En el punto en que genera expectativas de bienestar para todos, el MVI es un organizador social exitoso. Sin embargo, los índices de superexplotación de los que precisa para funcionar lo mantienen siempre expuesto al conflicto, que puede surgir en cualquier momento y lugar. Los fenómenos urbanos vinculados con condiciones ultra-precarias de vida, de trabajo y de transporte que son pieza clave de su funcionamiento suelen ser, a su vez, el escenario de las pequeñas catástrofes que abren la conflictividad en torno al MVI. Casos como el incendio de Cromagnon, el incendio del taller textil de la calle Luis Viale, la toma del Parque Indoamericano, el choque del tren en la estación de Once.

La conflictividad no proviene del campo político -de sus juegos de oposición e identidad- sino de lo “social”, y se expresa menos bajo un lenguaje tradicional (una modalidad de reclamo y una retórica de derechos) que en formas de interrupción de las dinámicas urbanas: cierres de calles, piquetes, tomas de espacios, bandalismo.    

Hay una lógica para la cual estas catástrofes -tanto los desastres naturales como las tragedias urbanas- son accidentes contemplados dentro del modelo. ¿Dónde se decide acerca de los riesgos a tomar? Hay una decisión acerca de los modos de desarrollo de la economía y del progreso de la sociedad que aparece solapada. Pareciera como si el desarrollo en sí mismo implicara unos índices de destrucción y descuido de la vida. Abrir la problematización del MVI implica pensar no sólo la relación entre desarrollo y ecología, sino además el vínculo entre desarrollo y democracia. ¿Qué pasa con el desarrollo que no lo podemos pensar como problema político?

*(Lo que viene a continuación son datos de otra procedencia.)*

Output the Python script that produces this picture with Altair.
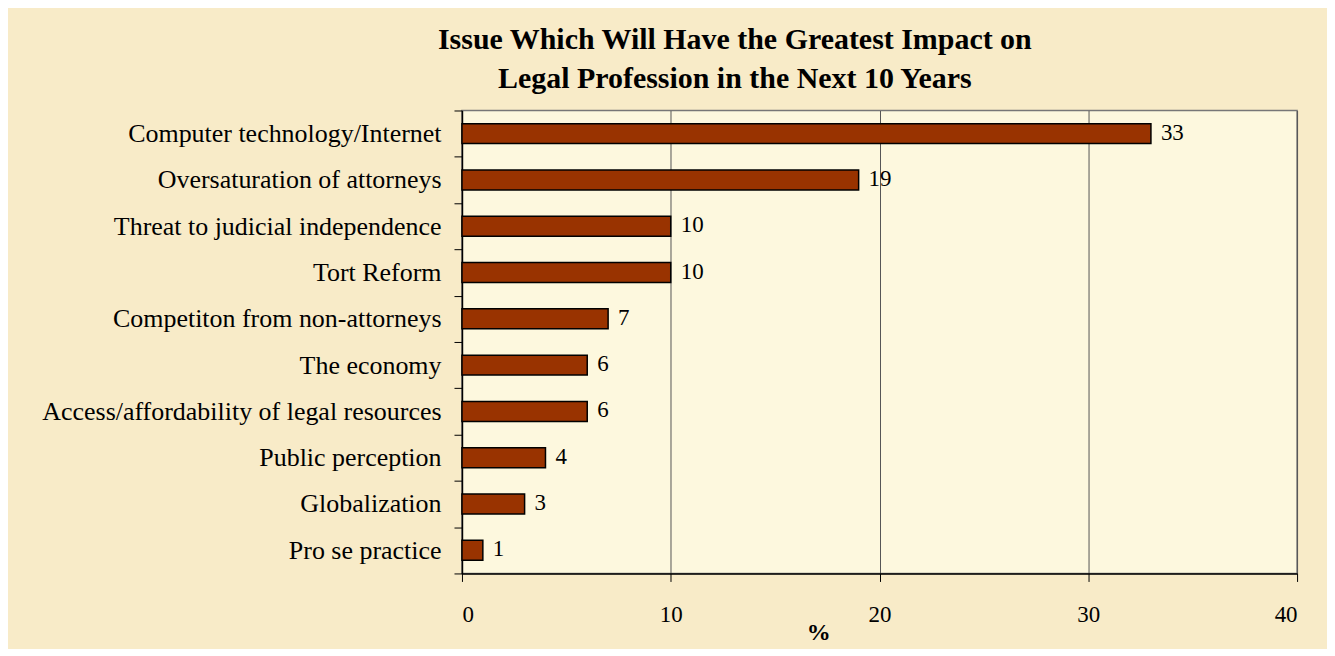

El desencuentro entre el “verde” ambiental y el “marrón” industrial de que habla Gudynas, tal vez oculte una divergencia más urgente y radical. Tras aquella distinción (que se vuelve fácilmente torpe oposición) entre “naturaleza” y “desarrollo” late un conflicto político aún mayor, que concierne a la definición misma de desarrollo entendido como alianza entre investigación y conocimiento, entre experimentación y aplicación, entre ciencia y técnica; en definitiva, entre poder-saber tal como se desarrolla en los laboratorios de las empresas multinacionales más avanzadas y presión democrática por participar de los criterios con que se configura la imagen misma del desarrollo y las líneas de invocación tecnológicas.